Exercise materials
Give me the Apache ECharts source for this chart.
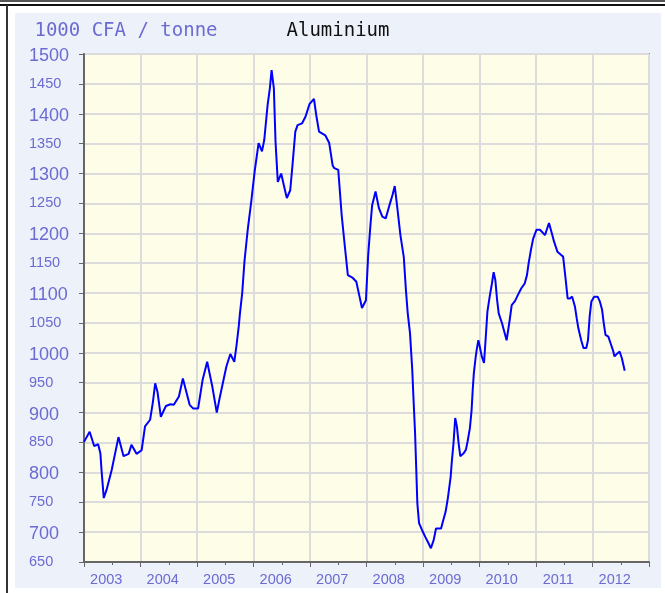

---

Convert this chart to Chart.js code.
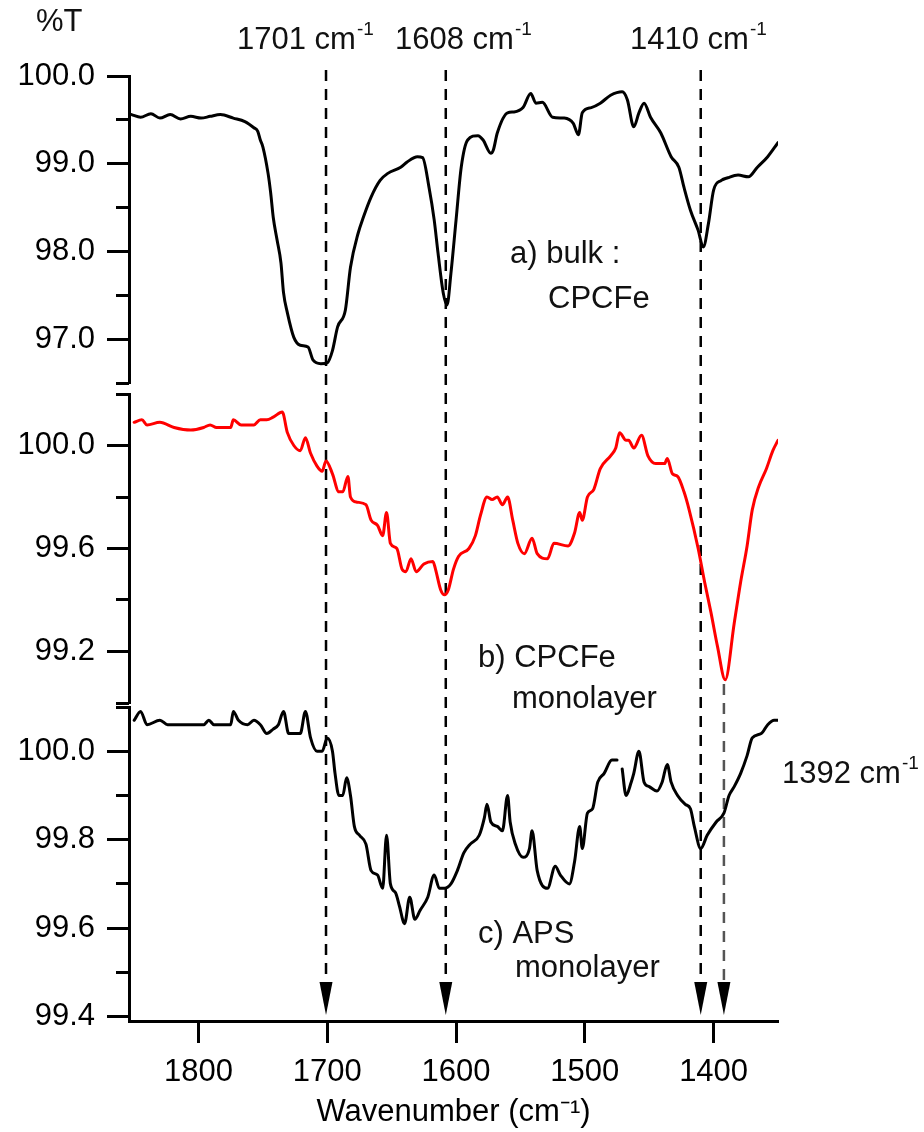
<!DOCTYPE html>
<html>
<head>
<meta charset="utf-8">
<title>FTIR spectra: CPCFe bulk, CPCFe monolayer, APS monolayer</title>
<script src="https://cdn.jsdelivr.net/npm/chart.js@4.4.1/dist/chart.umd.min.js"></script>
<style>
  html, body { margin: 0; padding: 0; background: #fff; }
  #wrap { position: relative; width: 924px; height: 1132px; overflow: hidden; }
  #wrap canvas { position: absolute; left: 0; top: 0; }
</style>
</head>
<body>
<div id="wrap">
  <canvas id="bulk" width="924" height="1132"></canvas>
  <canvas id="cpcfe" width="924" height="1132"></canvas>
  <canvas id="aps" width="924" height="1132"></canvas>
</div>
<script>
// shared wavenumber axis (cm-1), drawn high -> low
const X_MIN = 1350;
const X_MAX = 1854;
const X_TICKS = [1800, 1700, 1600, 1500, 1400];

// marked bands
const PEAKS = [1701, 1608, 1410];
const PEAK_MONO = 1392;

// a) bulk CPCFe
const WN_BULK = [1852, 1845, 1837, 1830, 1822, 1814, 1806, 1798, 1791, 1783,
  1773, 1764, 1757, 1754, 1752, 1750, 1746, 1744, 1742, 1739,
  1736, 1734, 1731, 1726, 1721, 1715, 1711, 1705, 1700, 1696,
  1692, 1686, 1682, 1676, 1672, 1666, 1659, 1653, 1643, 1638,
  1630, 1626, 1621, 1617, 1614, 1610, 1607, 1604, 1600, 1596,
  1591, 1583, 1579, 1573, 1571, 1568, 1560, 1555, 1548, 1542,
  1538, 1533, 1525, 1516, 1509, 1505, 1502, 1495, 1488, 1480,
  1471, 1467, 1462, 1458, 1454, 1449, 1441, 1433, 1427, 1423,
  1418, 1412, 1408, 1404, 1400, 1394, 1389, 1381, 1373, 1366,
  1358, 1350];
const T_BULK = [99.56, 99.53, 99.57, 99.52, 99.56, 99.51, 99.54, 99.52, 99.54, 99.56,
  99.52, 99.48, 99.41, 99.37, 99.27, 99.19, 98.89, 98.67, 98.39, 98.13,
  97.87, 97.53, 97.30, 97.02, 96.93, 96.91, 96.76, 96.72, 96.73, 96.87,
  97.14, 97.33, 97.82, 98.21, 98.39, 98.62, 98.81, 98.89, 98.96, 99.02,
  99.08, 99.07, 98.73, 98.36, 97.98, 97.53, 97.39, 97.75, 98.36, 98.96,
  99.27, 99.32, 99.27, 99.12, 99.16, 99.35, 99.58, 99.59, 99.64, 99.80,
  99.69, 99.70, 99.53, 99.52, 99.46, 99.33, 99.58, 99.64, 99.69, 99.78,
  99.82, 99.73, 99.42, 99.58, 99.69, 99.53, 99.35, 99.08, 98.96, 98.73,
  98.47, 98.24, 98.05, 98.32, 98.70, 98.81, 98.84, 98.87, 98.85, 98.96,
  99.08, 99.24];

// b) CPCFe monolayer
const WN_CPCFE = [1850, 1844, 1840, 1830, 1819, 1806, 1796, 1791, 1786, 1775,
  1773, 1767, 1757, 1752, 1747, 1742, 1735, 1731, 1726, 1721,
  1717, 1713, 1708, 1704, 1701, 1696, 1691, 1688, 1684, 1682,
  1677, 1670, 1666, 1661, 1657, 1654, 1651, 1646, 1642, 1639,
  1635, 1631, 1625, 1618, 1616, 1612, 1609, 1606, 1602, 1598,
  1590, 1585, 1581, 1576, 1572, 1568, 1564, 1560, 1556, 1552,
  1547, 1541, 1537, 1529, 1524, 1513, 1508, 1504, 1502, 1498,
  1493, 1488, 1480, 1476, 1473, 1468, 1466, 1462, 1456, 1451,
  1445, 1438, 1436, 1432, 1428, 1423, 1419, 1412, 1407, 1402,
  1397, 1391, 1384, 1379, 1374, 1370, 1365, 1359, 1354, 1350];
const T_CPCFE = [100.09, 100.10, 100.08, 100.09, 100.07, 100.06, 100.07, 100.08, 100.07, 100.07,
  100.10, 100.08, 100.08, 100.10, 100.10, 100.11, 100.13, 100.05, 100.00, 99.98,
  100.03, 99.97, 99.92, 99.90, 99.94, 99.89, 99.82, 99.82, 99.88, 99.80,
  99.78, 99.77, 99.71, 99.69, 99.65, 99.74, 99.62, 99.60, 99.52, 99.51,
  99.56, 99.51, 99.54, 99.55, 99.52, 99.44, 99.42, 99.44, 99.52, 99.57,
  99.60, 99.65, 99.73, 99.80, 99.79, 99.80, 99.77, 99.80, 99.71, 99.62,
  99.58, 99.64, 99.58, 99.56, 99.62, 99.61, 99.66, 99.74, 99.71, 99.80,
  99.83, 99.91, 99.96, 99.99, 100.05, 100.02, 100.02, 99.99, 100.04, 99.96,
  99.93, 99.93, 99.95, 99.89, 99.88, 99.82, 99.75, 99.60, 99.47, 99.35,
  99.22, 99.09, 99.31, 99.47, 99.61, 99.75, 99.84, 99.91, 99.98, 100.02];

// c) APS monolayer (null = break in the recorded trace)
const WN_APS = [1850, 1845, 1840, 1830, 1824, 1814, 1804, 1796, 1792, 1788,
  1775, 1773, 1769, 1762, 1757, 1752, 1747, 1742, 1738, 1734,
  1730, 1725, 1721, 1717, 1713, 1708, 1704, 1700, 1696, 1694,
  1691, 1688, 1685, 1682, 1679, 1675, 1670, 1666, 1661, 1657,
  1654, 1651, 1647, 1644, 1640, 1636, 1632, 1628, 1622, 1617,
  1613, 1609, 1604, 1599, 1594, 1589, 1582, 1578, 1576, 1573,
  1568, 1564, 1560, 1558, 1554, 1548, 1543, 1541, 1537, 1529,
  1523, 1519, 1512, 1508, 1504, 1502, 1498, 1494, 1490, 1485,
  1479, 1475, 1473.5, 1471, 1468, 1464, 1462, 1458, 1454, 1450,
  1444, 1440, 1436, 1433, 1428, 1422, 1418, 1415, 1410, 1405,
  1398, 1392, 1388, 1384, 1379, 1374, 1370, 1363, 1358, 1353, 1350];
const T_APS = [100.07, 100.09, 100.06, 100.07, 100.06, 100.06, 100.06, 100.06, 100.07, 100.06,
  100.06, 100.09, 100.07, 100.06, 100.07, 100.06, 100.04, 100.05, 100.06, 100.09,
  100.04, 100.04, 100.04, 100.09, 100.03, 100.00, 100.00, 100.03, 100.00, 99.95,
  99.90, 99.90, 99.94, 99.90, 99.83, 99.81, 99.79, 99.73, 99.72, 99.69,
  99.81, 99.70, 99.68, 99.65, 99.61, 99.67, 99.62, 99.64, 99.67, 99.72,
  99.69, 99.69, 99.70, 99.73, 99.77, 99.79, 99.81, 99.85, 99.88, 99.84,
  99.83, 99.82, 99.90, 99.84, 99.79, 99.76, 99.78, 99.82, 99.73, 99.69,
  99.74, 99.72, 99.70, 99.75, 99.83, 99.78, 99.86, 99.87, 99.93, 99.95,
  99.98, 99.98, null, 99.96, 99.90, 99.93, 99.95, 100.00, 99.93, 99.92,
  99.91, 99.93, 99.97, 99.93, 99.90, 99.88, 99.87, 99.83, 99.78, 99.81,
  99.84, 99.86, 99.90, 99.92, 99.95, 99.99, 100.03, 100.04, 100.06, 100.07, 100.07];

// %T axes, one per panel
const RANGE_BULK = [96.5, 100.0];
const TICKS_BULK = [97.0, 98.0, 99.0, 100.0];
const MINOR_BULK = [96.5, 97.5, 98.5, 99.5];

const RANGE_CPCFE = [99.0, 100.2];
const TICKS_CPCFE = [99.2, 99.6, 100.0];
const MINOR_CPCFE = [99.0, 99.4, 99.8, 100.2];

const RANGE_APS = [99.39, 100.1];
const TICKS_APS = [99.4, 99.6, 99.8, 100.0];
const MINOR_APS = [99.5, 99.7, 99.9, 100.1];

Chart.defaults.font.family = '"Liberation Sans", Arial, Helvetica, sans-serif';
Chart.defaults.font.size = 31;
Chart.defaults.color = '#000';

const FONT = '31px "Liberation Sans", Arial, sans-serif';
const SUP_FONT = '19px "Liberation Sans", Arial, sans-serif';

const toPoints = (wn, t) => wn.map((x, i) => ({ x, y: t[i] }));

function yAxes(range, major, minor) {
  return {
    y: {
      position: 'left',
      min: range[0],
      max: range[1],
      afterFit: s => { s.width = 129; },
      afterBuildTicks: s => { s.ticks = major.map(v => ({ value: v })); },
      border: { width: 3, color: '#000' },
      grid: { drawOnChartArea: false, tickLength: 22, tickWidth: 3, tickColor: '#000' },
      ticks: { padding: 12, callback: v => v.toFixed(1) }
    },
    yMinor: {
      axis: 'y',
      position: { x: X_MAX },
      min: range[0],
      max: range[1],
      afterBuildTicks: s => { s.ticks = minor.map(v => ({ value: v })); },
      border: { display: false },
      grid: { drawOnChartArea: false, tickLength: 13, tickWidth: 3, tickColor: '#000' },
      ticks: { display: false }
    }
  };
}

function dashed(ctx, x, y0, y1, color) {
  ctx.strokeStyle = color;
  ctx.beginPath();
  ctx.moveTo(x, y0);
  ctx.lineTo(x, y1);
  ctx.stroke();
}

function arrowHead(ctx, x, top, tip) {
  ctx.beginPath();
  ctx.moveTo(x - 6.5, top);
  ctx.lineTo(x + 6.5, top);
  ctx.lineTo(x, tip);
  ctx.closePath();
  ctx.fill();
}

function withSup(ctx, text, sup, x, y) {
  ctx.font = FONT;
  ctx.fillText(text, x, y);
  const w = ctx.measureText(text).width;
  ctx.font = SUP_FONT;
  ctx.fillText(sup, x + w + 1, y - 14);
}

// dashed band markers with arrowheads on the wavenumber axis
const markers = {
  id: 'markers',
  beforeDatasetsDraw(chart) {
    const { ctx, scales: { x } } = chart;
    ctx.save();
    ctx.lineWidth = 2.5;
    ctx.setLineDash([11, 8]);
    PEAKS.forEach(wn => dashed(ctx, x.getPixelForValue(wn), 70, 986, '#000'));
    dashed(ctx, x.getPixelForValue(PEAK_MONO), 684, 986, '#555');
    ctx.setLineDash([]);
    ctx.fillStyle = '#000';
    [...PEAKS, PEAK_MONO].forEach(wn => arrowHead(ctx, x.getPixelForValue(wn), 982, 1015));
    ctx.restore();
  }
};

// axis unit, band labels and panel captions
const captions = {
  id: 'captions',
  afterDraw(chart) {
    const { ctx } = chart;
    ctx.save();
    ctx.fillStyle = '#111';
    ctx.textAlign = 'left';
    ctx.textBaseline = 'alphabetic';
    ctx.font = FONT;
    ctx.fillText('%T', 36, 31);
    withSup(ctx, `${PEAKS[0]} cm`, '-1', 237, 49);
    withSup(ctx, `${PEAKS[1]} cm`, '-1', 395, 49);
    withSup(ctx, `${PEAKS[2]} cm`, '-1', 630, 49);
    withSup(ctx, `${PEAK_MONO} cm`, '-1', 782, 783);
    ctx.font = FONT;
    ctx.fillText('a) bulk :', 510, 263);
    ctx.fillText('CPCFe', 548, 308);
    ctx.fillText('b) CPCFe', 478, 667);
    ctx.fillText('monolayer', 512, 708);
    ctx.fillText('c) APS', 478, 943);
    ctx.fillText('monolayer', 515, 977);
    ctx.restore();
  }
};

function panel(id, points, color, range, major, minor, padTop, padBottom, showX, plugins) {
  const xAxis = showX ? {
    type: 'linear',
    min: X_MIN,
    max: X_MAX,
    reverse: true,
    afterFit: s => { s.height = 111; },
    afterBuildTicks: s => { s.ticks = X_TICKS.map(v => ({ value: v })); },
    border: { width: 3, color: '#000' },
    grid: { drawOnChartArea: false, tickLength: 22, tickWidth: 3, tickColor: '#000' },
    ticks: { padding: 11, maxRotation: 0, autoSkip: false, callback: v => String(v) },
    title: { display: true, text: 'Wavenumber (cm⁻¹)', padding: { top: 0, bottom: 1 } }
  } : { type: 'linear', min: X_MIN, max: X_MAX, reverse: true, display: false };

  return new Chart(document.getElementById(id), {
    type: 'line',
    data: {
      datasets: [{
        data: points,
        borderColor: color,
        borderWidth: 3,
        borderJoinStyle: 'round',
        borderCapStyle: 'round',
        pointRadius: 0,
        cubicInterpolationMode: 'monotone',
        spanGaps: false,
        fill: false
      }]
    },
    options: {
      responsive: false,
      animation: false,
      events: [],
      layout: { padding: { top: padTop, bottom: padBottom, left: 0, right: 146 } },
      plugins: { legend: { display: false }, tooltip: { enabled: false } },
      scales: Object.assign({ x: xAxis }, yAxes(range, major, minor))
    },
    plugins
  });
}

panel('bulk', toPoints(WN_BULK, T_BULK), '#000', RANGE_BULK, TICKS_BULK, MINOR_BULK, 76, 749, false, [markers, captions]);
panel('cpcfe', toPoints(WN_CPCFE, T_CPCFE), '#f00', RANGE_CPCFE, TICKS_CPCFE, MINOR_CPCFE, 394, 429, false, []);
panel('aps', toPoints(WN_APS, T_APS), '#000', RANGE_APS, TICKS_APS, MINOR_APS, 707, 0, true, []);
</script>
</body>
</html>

Stated problem
Every line of the listing that holds "this" should be found and copied.

Task response
Give me the Apache ECharts source for this chart.
Convert this chart to Chart.js code.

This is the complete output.